After I did some cleaning, still feeling restless, I thought about a DIY work bench post I saw on reddit a few days ago. “That seems straight forward enough”. For those unfamiliar, my prior work bench was a piece of old plywood from when I removed the old flooring out of the bus, set on top of two wobbly saw horses I got off craigslist for $5.
Featured below, the old work bench was cheap and functional
The old bench was good, but I wanted something with a few more features. Specifically, something which is more level with my welding table so I can have a consistent flat surface to weld on, stronger, and with more storage options. I also recently obtained a pretty sweet bench vice for $15 from craigys and thought it would be cool to utilize this as well.
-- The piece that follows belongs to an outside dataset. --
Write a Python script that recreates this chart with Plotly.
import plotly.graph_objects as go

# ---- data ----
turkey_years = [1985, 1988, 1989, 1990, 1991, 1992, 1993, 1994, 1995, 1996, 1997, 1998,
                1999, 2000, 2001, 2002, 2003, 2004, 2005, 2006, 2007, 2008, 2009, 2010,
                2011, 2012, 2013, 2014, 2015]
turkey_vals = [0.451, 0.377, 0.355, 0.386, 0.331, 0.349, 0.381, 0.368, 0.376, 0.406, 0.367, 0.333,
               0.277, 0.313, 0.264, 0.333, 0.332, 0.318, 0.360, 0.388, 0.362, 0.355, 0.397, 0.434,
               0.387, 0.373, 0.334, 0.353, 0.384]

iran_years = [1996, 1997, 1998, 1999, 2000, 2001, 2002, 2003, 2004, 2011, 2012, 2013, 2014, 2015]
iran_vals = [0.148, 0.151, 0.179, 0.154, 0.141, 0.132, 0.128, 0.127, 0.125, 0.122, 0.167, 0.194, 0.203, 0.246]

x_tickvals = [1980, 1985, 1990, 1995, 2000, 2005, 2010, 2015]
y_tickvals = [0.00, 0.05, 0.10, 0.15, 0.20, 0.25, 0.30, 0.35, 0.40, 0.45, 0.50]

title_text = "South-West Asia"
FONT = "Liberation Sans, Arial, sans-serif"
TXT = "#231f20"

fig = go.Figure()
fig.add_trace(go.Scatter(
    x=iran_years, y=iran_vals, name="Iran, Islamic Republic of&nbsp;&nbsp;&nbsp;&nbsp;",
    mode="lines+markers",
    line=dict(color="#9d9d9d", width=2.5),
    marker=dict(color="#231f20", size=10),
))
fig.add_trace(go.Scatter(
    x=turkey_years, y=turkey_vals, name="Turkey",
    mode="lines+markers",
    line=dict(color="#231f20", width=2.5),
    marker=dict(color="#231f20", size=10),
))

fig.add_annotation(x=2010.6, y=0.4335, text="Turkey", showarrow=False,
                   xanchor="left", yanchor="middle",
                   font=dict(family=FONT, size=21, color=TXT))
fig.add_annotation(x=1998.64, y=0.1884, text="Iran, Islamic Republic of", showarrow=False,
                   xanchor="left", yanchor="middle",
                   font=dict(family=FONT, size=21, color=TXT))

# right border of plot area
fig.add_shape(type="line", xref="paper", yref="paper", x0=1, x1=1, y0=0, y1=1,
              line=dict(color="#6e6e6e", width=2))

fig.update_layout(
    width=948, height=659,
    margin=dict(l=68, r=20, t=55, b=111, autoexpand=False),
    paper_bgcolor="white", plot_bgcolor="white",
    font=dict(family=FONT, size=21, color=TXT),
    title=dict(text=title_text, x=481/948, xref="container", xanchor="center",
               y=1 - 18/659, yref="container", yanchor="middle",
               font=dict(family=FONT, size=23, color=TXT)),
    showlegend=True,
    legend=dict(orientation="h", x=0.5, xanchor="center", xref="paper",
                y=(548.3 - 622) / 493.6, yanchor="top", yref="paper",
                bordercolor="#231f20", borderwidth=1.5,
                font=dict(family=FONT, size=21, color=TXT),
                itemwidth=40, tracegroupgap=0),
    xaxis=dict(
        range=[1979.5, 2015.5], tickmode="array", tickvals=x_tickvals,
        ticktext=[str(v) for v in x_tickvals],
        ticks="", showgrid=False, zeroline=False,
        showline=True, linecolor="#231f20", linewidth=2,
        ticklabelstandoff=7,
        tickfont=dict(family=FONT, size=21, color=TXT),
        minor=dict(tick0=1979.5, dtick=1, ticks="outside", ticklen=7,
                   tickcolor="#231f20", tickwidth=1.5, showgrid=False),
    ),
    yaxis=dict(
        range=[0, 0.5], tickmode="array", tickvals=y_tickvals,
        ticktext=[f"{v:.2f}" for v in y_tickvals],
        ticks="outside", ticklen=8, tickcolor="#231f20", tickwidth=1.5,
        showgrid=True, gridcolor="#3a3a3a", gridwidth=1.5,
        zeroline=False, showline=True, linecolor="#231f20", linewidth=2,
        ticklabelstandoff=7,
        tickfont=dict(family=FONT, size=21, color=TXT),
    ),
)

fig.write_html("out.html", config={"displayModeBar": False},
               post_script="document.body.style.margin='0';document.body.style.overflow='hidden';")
Initially, I was going to make a topper for the bench to rest on top of the saw horses, however when I got to home depot, they had TONS of carts full of discounted bad lumber. More 2×4’s and 2×6’s than I could comprehend uses for.
Making the bench
I encourage you to view the reddit link referenced above for a more detailed build. I wasn’t really thinking about documenting this so I didn’t take many pictures. But I’m pretty bored at work so.. here I am rambling away.
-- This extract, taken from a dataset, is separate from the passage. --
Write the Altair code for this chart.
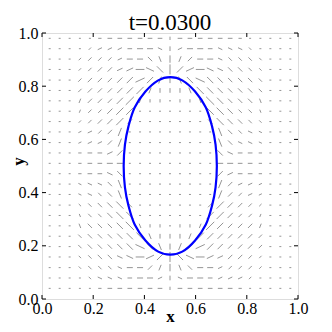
import math
import altair as alt
import pandas as pd

title_text = "t=0.0300"
x_ticks = [0.0, 0.2, 0.4, 0.6, 0.8, 1.0]
y_ticks = [0.0, 0.2, 0.4, 0.6, 0.8, 1.0]

# quiver grid (columns left->right, rows top->bottom)
grid_x = [0.030, 0.069, 0.108, 0.148, 0.187, 0.226, 0.265, 0.304, 0.343, 0.383,
          0.422, 0.461, 0.500, 0.539, 0.578, 0.618, 0.657, 0.696, 0.735, 0.774,
          0.813, 0.853, 0.892, 0.931, 0.970]
grid_y = [0.980, 0.941, 0.902, 0.863, 0.823, 0.784, 0.745, 0.706, 0.667, 0.628,
          0.588, 0.549, 0.510, 0.471, 0.432, 0.393, 0.353, 0.314, 0.275, 0.236,
          0.197, 0.158, 0.118, 0.079, 0.040]

# each cell: direction glyph + length class
field_rows = [
    r".0.0.0.0.0-1-2-2-2-2-2-2|1-2-2-2-2-2-2-1.0.0.0.0.0",
    r".0.0.0.0/1~2~2~2-2-3-3_2|2~2-3-3-2_2_2_2\1.0.0.0.0",
    r".0.0.0/1/2/2/2~2-3-3\3(3|4)3/3-3-3_2\2\2\2\1.0.0.0",
    r".0.0.0/1/2/3/3~3~4-5_5\5|6/5~5-5_4_3\3\3\2\1.0.0.0",
    r".0.0.0/2/3/3/3/4/5~6/5)4|3(4\5_6\5\4\3\3\3\2.0.0.0",
    r".0.0.0/2/3/3/3/4/5/6)3|2|2|2(3\6\5\4\3\3\3\2.0.0.0",
    r".0.0.0)2/3/3/3/5/7)2|1|1.0|1|1(2\7\5\3\3\3(2.0.0.0",
    r".0.0.0)1/2/2/4/6/6.1.0.0.0.0.0.1\6\6\4\2\2(1.0.0.0",
    r".0.0.0/1/2/3/4/6/3.0.0.0.0.0.0.0\3\6\4\3\2\1.0.0.0",
    r".0.0.0~1~2/2/3)5.1.0.0.0.0.0.0.0.1(5\3\2_2_1.0.0.0",
    r".0.0.0~1~2~2/3)5.0.0.0.0.0.0.0.0.0(5\3_2_2_1.0.0.0",
    r".0.0.0-1-2-2~3/4.0.0.0.0.0.0.0.0.0\4_3-2-2-1.0.0.0",
    r".0.0.0-1-2-2-3-3.0.0.0.0.0.0.0.0.0-3-3-2-2-1.0.0.0",
    r".0.0.0-1-2-2_3\4.0.0.0.0.0.0.0.0.0/4~3-2-2-1.0.0.0",
    r".0.0.0_1_2_2\3(5.0.0.0.0.0.0.0.0.0)5/3~2~2~1.0.0.0",
    r".0.0.0_1_2\2\3(5.1.0.0.0.0.0.0.0.1)5/3/2~2~1.0.0.0",
    r".0.0.0\1\2\3\4\6\3.0.0.0.0.0.0.0/3/6/4/3/2/1.0.0.0",
    r".0.0.0(1\2\2\4\6\6.1.0.0.0.0.0.1/6/6/4/2/2)1.0.0.0",
    r".0.0.0(2\3\3\3\5\7(2|1|1.0|1|1)2/7/5/3/3/3)2.0.0.0",
    r".0.0.0\2\3\3\3\4\5\6(3|2|2|2)3/6/5/4/3/3/3/2.0.0.0",
    r".0.0.0\2\3\3\3\4\5_6\5(4|3)4/5~6/5/4/3/3/3/2.0.0.0",
    r".0.0.0\1\2\3\3_3_4-5~5/5|6\5_5-5~4~3/3/3/2/1.0.0.0",
    r".0.0.0\1\2\2\2_2-3-3/3)3|4(3\3-3-3~2/2/2/2/1.0.0.0",
    r".0.0.0.0\1_2_2_2-2-3-3~2|2_2-3-3-2~2~2~2/1.0.0.0.0",
    r".0.0.0.0.0-1-2-2-2-2-2-2|1-2-2-2-2-2-2-1.0.0.0.0.0",
]

# interface contour
curve_x = [0.683, 0.678, 0.664, 0.640, 0.598, 0.548, 0.501, 0.454, 0.404, 0.362,
           0.338, 0.324, 0.319, 0.324, 0.338, 0.362, 0.404, 0.454, 0.501, 0.548,
           0.598, 0.640, 0.664, 0.678]
curve_y = [0.500, 0.580, 0.650, 0.720, 0.780, 0.822, 0.834, 0.822, 0.780, 0.720,
           0.650, 0.580, 0.500, 0.420, 0.350, 0.280, 0.220, 0.178, 0.167, 0.178,
           0.220, 0.280, 0.350, 0.420]

W, H = 256, 266
glyph_angle = {"-": 0, "~": 25, "/": 45, ")": 68, "|": 90, "(": 112, "\\": 135, "_": 155}

recs = []
for r, row in enumerate(field_rows):
    for c in range(len(grid_x)):
        g = row[2 * c]
        d = int(row[2 * c + 1])
        if g == ".":
            ang, L = 0.0, 1.2
        else:
            ang, L = glyph_angle[g], 1.2 + 1.35 * d
        dx = L * math.cos(math.radians(ang)) / W
        dy = L * math.sin(math.radians(ang)) / H
        gx, gy = grid_x[c], grid_y[r]
        recs.append({"x": gx - dx / 2, "y": gy - dy / 2, "x2": gx + dx / 2, "y2": gy + dy / 2})
arrows = pd.DataFrame(recs)

curve = pd.DataFrame({"x": curve_x, "y": curve_y, "i": list(range(len(curve_x)))})
xt = pd.DataFrame({"v": x_ticks})
yt = pd.DataFrame({"v": y_ticks})
tdf = pd.DataFrame({"t": [title_text]})

serif = "'Liberation Serif', 'DejaVu Serif', serif"
xs = alt.Scale(domain=[0, 1], nice=False, zero=False)
ys = alt.Scale(domain=[0, 1], nice=False, zero=False)

quiver = alt.Chart(arrows).mark_rule(color="#959595", strokeWidth=1, strokeCap="round").encode(
    x=alt.X("x:Q", scale=xs, axis=alt.Axis(
        title="x", values=x_ticks, format=".1f", grid=False, ticks=False, domain=False,
        labelFont=serif, labelFontSize=16, labelColor="black", labelPadding=1,
        labelOverlap=False, labelFlush=False,
        titleFont=serif, titleFontSize=17, titleFontWeight="bold", titleColor="black",
        titleX=128, titleY=22, titleBaseline="alphabetic", titleAlign="center")),
    y=alt.Y("y:Q", scale=ys, axis=alt.Axis(
        title="y", values=y_ticks, format=".1f", grid=False, ticks=False, domain=False,
        labelFont=serif, labelFontSize=16, labelColor="black", labelPadding=4,
        labelOverlap=False, labelFlush=False,
        titleFont=serif, titleFontSize=17, titleFontWeight="bold", titleColor="black",
        titleX=-24, titleY=128, titleAngle=270, titleBaseline="middle", titleAlign="center")),
    x2="x2:Q",
    y2="y2:Q",
)

line = alt.Chart(curve).mark_line(color="#0000ff", strokeWidth=2.2, interpolate="cardinal-closed").encode(
    x="x:Q", y="y:Q", order="i:Q"
)

tick_len = 4
tb = alt.Chart(xt).mark_rule(color="black", strokeWidth=1).encode(
    x="v:Q", y=alt.value(H), y2=alt.value(H - tick_len))
tt = alt.Chart(xt).mark_rule(color="black", strokeWidth=1).encode(
    x="v:Q", y=alt.value(0), y2=alt.value(tick_len))
tl = alt.Chart(yt).mark_rule(color="black", strokeWidth=1).encode(
    y="v:Q", x=alt.value(0), x2=alt.value(tick_len))
tr = alt.Chart(yt).mark_rule(color="black", strokeWidth=1).encode(
    y="v:Q", x=alt.value(W), x2=alt.value(W - tick_len))

title_mark = alt.Chart(tdf).mark_text(
    font=serif, fontSize=23, color="black", align="center", baseline="alphabetic"
).encode(x=alt.value(W / 2), y=alt.value(-3), text="t:N")

chart = alt.layer(quiver, line, tb, tt, tl, tr, title_mark).properties(
    width=W, height=H,
    autosize=alt.AutoSizeParams(type="none"),
    padding={"left": 34, "top": 25, "right": 26, "bottom": 25},
).configure_view(stroke="#333333", strokeWidth=1.2).configure(background="white")

chart.save("out.html", embed_options={"renderer": "svg", "actions": False})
The frame is composed of 2×6’s. This was taken about 6 hours into the build to provide a general idea of how it was made. Notice the plywood hinged open on the right hand side.
Another perspective, notice the hinged (and closed plywood on the back side)
The bottom side is misc plywood I pulled off some somewhat nice pallets a year or two ago. I was too lazy to pull the nails out, so I ran them through my table saw and pieced them together/cut them to fit around the table. I put little “shoes” on the bottom of the table, so when they start to rot (because I was too lazy to put a finish coat on it), I can flip the table over and replace the shoes. It’s good to note, that I made this table with the intention to abandon it when I move into the bus, it doesn’t need to be perfect. Just highly functional.
The (mostly) completed Table
Diagrammed for your reference
The cost of this project looks like so.
- 3/4 Plywood about $25
- 2×4’s and 2×6’s about $10
- Screws about $10
- Hinges about $8
Total Cost about $53, not bad.
Since this project turned out better than I thought, in the future I’ll probably:
Reinforce the legs so it can be used by the next tenants.
Split up the back compartment door so it can open from the left or right hand side.
Sand down the table so it is easier to sweep.
And that’s how I used some of my weekend to improve my work space.